Your instructions:
Copy out each line in the material below that has the word "with".

Collected material:

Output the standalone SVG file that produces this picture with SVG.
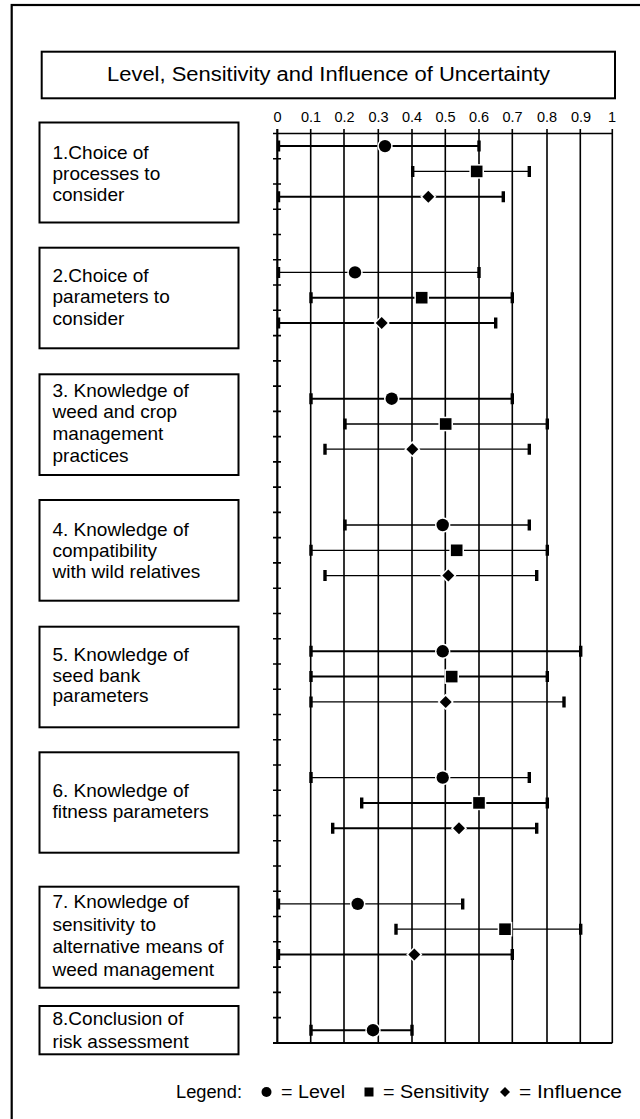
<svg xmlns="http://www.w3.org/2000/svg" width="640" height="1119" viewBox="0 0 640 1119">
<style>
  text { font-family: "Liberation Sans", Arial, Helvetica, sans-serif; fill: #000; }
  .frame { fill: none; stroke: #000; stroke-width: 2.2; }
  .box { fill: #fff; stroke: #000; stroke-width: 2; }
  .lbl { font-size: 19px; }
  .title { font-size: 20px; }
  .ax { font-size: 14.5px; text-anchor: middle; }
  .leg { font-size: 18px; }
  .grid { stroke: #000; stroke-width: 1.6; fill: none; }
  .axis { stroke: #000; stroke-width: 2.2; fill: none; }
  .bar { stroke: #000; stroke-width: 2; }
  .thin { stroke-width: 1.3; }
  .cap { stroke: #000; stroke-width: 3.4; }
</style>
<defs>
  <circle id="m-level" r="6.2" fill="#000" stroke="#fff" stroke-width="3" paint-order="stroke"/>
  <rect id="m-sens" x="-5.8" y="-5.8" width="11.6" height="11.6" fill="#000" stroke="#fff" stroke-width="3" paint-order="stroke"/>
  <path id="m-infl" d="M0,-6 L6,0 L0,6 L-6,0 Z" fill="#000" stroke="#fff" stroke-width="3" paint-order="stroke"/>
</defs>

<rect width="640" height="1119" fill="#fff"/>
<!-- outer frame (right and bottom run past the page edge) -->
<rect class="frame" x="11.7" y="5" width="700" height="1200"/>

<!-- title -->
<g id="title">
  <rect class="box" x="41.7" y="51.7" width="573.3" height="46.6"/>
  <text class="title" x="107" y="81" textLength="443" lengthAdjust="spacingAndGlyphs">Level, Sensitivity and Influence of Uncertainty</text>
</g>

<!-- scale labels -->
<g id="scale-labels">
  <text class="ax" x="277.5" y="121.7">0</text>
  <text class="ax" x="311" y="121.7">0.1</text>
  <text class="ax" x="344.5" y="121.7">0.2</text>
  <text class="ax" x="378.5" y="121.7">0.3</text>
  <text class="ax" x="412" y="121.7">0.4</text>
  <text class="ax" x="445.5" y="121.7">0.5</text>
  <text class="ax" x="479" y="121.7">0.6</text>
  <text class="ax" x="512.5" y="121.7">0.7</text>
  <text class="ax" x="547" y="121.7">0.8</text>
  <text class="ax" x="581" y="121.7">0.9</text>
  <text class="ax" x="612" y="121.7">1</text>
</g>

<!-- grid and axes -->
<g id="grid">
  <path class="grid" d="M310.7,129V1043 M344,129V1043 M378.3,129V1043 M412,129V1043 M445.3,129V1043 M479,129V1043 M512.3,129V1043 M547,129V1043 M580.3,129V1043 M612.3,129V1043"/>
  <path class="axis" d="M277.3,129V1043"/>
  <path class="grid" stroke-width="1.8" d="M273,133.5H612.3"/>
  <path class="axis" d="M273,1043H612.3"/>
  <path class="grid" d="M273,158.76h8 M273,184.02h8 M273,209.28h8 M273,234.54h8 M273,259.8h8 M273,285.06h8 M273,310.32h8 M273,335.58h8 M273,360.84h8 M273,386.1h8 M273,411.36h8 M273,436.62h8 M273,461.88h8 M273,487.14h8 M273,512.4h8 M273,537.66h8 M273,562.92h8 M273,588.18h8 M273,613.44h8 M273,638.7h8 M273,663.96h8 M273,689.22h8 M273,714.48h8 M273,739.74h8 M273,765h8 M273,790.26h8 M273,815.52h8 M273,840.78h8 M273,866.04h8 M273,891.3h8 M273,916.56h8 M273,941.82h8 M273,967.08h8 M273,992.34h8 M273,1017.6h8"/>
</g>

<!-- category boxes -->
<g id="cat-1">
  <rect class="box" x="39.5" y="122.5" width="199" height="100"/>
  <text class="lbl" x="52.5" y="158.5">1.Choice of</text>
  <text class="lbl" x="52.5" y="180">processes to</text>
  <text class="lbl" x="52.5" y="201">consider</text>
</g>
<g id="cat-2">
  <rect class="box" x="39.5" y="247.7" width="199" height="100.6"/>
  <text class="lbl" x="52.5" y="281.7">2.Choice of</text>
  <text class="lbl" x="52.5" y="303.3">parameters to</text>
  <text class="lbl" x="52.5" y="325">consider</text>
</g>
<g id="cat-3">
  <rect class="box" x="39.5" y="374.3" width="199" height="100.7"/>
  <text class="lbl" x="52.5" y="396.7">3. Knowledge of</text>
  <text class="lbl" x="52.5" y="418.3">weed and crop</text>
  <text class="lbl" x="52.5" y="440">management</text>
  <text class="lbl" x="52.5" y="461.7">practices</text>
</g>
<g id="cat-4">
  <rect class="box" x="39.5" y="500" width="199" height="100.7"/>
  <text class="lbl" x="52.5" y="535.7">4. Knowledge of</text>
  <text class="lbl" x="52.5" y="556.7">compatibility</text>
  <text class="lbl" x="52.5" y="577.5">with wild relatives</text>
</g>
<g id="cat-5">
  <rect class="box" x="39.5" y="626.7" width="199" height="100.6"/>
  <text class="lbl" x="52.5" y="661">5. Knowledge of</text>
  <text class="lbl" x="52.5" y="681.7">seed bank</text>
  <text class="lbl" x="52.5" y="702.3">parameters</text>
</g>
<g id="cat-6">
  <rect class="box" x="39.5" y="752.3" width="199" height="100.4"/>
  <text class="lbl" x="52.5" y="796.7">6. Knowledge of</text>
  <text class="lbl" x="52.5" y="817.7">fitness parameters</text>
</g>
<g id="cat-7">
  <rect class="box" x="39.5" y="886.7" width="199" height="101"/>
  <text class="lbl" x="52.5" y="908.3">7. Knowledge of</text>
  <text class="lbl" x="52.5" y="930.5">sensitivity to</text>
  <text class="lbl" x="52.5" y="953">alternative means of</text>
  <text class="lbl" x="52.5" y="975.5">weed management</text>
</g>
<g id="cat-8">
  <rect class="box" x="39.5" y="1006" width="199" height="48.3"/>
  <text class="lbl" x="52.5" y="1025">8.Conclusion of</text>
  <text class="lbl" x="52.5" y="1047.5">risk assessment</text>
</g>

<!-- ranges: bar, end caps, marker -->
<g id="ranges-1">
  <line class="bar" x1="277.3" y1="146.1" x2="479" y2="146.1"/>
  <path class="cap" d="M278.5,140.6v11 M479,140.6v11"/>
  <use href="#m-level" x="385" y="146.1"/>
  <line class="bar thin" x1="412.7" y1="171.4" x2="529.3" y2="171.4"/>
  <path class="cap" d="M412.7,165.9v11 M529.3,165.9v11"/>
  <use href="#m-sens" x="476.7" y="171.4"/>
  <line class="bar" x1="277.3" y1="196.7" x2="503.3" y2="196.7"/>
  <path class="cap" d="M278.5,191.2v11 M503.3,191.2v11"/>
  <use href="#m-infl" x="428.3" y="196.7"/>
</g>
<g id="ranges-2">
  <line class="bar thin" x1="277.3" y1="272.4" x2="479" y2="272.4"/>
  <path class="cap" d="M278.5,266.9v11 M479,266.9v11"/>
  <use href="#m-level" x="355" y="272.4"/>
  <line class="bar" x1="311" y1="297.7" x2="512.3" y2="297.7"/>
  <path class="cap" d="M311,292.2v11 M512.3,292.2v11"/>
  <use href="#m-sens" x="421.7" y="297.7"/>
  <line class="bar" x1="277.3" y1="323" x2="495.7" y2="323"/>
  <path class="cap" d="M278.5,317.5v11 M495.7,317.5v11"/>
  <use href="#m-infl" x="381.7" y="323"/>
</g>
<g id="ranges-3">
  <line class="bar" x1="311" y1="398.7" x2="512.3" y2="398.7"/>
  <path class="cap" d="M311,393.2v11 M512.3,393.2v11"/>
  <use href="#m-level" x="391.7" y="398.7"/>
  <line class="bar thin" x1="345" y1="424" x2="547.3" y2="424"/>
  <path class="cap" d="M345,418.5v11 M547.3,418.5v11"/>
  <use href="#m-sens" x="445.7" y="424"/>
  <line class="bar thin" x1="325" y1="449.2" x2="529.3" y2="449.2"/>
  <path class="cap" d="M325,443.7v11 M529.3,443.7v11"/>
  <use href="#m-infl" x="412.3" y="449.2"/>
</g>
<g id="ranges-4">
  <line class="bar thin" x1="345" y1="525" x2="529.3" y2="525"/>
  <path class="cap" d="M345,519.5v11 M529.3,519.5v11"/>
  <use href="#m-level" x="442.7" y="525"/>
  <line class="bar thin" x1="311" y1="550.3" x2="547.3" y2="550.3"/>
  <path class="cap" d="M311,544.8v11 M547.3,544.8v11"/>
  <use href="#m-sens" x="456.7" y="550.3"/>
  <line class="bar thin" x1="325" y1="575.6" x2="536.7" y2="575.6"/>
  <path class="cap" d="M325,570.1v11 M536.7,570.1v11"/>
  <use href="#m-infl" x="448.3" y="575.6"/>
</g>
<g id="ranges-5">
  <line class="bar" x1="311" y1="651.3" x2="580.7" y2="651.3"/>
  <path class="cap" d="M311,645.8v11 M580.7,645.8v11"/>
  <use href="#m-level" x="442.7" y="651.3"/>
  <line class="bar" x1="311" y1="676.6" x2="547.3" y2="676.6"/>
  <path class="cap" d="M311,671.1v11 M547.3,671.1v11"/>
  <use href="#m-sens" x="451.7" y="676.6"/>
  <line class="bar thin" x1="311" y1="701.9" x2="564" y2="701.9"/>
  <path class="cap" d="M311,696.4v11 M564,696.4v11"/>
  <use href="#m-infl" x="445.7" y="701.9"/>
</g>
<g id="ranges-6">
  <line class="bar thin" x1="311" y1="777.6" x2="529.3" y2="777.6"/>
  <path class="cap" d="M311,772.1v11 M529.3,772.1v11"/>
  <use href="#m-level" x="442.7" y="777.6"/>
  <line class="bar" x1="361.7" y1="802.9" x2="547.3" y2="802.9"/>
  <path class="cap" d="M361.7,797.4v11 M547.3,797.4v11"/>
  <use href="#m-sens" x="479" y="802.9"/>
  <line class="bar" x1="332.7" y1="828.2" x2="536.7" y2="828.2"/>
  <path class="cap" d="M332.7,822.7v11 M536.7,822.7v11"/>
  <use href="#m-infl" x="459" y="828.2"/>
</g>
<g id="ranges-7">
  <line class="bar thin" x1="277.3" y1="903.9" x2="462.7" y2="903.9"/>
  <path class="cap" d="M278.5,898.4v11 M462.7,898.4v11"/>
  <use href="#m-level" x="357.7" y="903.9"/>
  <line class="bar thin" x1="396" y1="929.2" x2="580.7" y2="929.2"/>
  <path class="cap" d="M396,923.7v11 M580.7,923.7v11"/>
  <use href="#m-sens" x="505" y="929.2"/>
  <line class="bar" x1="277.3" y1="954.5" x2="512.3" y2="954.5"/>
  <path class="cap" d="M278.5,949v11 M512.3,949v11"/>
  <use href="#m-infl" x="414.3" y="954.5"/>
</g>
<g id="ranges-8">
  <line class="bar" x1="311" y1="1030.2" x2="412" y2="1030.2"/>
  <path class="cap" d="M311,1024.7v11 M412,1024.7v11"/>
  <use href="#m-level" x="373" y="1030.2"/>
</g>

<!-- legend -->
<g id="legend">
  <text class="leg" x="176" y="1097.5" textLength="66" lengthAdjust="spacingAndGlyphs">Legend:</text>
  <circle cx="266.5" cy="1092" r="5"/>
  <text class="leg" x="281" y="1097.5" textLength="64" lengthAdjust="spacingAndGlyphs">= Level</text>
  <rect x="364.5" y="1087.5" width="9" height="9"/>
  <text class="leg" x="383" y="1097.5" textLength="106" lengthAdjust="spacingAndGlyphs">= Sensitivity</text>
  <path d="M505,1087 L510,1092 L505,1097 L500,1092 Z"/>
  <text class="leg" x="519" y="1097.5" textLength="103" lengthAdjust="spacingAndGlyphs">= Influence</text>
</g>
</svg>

Output:
Output the standalone SVG file that produces this picture with SVG.
  <text class="lbl" x="52.5" y="577.5">with wild relatives</text>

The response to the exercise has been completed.